Hardwick v. Figgers

26 Ga. App. 494 | Ga. Ct. App. | 1921

Jenkins, P. J.

1. The petition was not subject to general demurrer. Whether the defendant was negligent in permitting the bales of cotton to fall from the dray upon the city streets, whether he was negligent in permitting them to there remain for an undue and unreasonable length of time, and whether such bales of cotton, showing the white sample splotches when left at night in such an unusual place, were calculated to frighten an ordinary roadworthy horse, were questions of fact, which were properly left to the determination of the jury. In like manner, under the allegations of the petition, it was for the jury to say whether the negligence of the defendant, if there was such negligence, constituted the proximate cause of the runaway and injury. Central of Ga. Ry. Co. v. Hartley, 25 Ga. App. 110 (103 S. E. 259) ; Ga. Ry. & Power Co. v. Ryan, 24 Ga. App. 288 (1) (100 S. E. 713). “The most generally accepted theory of causation- . . is that of natural and probable consequences.” Mayor &c. of Macon v. Dykes, 103 Ga. 847, 848 (31 S. E. 443). Thus, where a wrongful act puts other forces in operation, resulting in injury to another, which the jury might be authorized to say were the direct, natural, and probable consequences of the original act of negligence, the wrongdoer can be held liable on the theory of his responsibility for the first ■ efficient cause. Where, however, as in the case just cited, the resultant injuries could not reasonably be foreseen as the natural, reasonable, and probable consequences of the original wrongful act, there can be no recovery.

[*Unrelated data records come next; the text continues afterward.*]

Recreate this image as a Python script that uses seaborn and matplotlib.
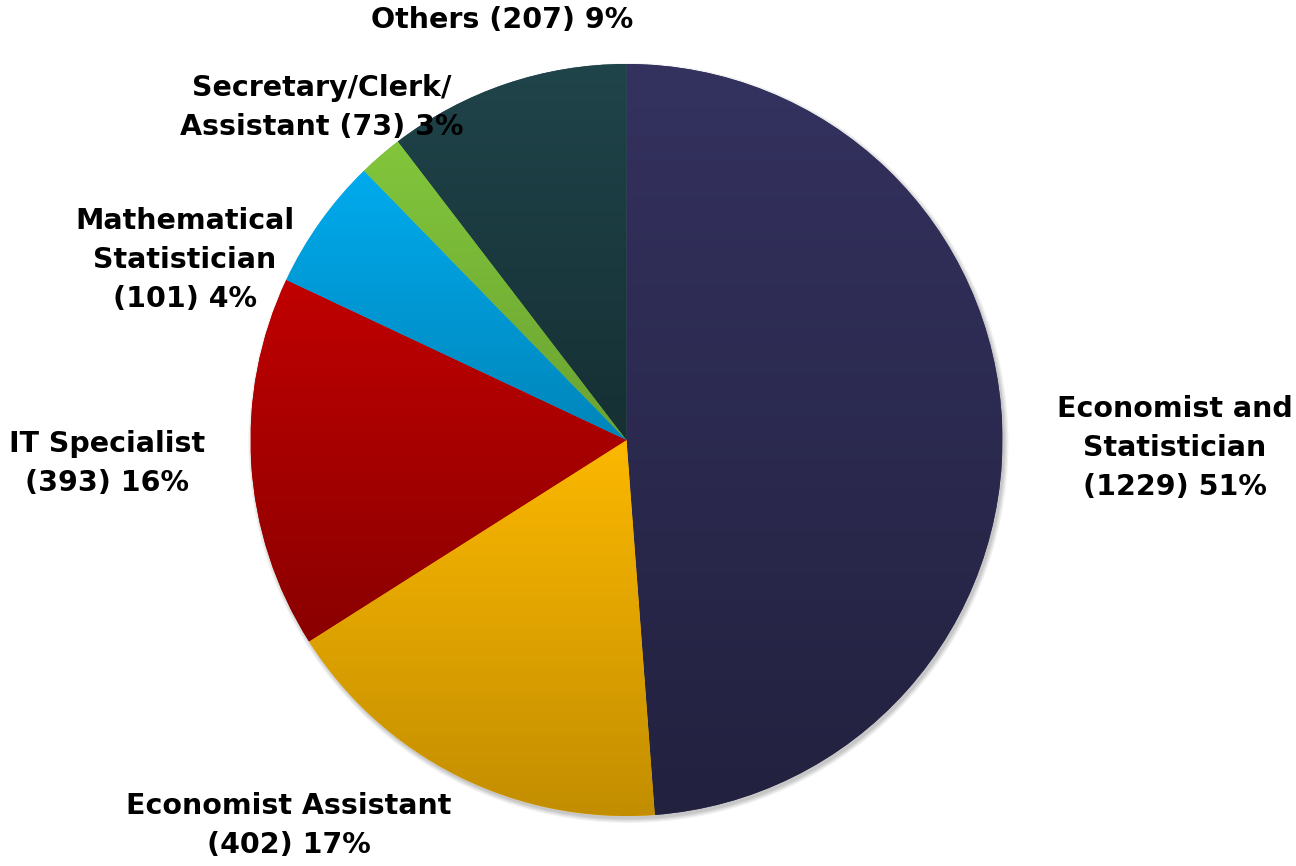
import numpy as np
import matplotlib
matplotlib.use("Agg")
import matplotlib.pyplot as plt
import matplotlib.colors as mcolors
from matplotlib.patches import Circle
import seaborn as sns

sns.set_theme(style="white")
plt.rcParams['font.family'] = ['DejaVu Sans']

# ---- data ----
categories = ["Economist and\nStatistician", "Economist Assistant", "IT Specialist",
              "Mathematical\nStatistician", "Secretary/Clerk/\nAssistant", "Others"]
counts = [1229, 402, 393, 101, 73, 207]
pct_labels = ["51%", "17%", "16%", "4%", "3%", "9%"]
# slice shares as drawn in the picture (percent of the circle)
shares = [48.8, 17.2, 16.0, 5.7, 1.9, 10.4]
colors = ["#34325f", "#fcb800", "#c00000", "#00abee", "#82c63c", "#1f444a"]
dark_factor = [0.66, 0.77, 0.72, 0.78, 0.82, 0.70]

label_texts = [
    "Economist and\nStatistician\n(1229) 51%",
    "Economist Assistant\n(402) 17%",
    "IT Specialist\n(393) 16%",
    "Mathematical\nStatistician\n(101) 4%",
    "Secretary/Clerk/\nAssistant (73) 3%",
    "Others (207) 9%",
]
# label block centres in pixel coords (x, y from top)
label_pos = [(1175, 448), (289, 825), (107, 463), (185, 260), (322, 107), (502, 20)]

W, H = 1296, 866
fig = plt.figure(figsize=(W / 100, H / 100), dpi=100)
ax = fig.add_axes([0, 0, 1, 1])

cx, cy, r = 626.5, H - 440, 376

# soft shadow
for i, a in enumerate([0.05, 0.05, 0.06, 0.07]):
    ax.add_patch(Circle((cx + 2, cy - 3), r + 4 - i * 1.2, color="black",
                        alpha=a, lw=0, zorder=1))

wedges, _ = ax.pie(shares, colors=colors, startangle=90, counterclock=False,
                   center=(cx, cy), radius=r, frame=True,
                   wedgeprops=dict(linewidth=0, zorder=2))

# vertical gradient fill per wedge
for w, c, f in zip(wedges, colors, dark_factor):
    bb = w.get_path().get_extents()
    top = np.array(mcolors.to_rgb(c))
    bot = top * f
    t = np.linspace(0, 1, 256)[:, None]
    grad = top[None, :] * (1 - t) + bot[None, :] * t
    img = np.repeat(grad[:, None, :], 2, axis=1)
    im = ax.imshow(img, extent=(bb.x0, bb.x1, bb.y0, bb.y1), origin="upper",
                   aspect="auto", interpolation="bilinear", zorder=3)
    im.set_clip_path(w)

for txt, (px, py) in zip(label_texts, label_pos):
    ax.text(px, H - py, txt, ha="center", va="center", fontsize=20.5,
            fontweight="bold", color="black", linespacing=1.5, zorder=5)

ax.set_xlim(0, W)
ax.set_ylim(0, H)
ax.set_aspect("equal")
ax.axis("off")
fig.savefig("out.png", dpi=100, facecolor="white")
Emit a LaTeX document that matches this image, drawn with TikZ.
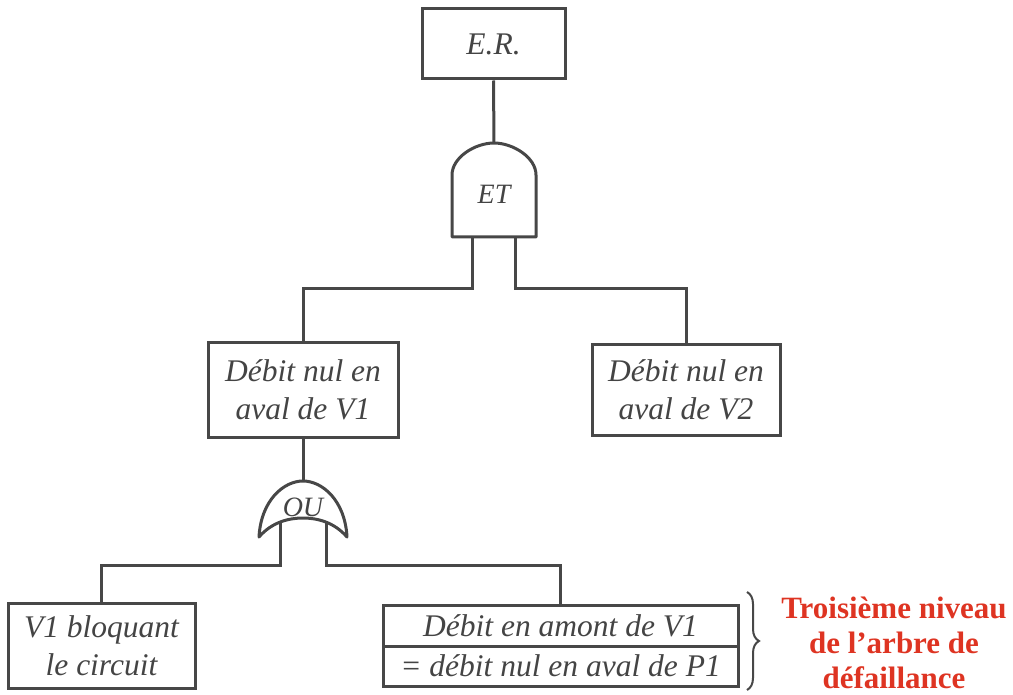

2. Ordinarily, contributory negligence on the part of the plaintiff is an affirmative defense of which the defendant can avail himself by proper proof, but it is not the general rule that one who seeks to recover for the negligence of another is required to negative by his petition such lack of care on his own part. Great Metropolitan Shows v. Petty, 7 Ga. App. 236, 237 (66 S. E. 624); Fisher Motor Car Co. v. Seymour, 9 Ga. App. 465(1) (71 S. E. 764).

3. The verdict for the plaintiff was authorized by the evidence.

Judgment affirmed.

Stephens and Hill, JJ., concur. Action for damages; from city court of Savannah — Judge Freeman. July 10, 1920. The petition alleged that an employee of the defendant, hauling cotton with a vehicle of the defendant, allowed three bales to fall in the street; that the bagging of one of them was so torn as to show a white splotch, and formed such an object as naturally tended to frighten an ordinary roadworthy horse; that the plaintiff was driving along the right side of the street at a rate of speed of from six to eight miles an hour; that his horse was an ordinary roadworthy horse with normal proclivities, and that it suddenly shied from the cotton and plunged into an automobile, and the horse and the buggy were thus injured. The plaintiff sought to recover the cost of repairing the buggy, the amount paid a veterinarian for treating the horse, and the reasonable hire of the horse while disabled. It was alleged that the defendant was negligent in not tying or bracing the cotton so that it would not fall from the dray, in overloading the dray so that it would fall off, and in not keeping a lookout to prevent it from falling and replace it after falling, in allowing the cotton to remain on the street, in not removing it, in permitting it to remain when of such a nature as to frighten horses, and in placing no light on the cotton. Hugh M. Gannon, Lee Cotton, for plaintiff in error. H. Mercer Jordan, David 8. Atlcinson, contra.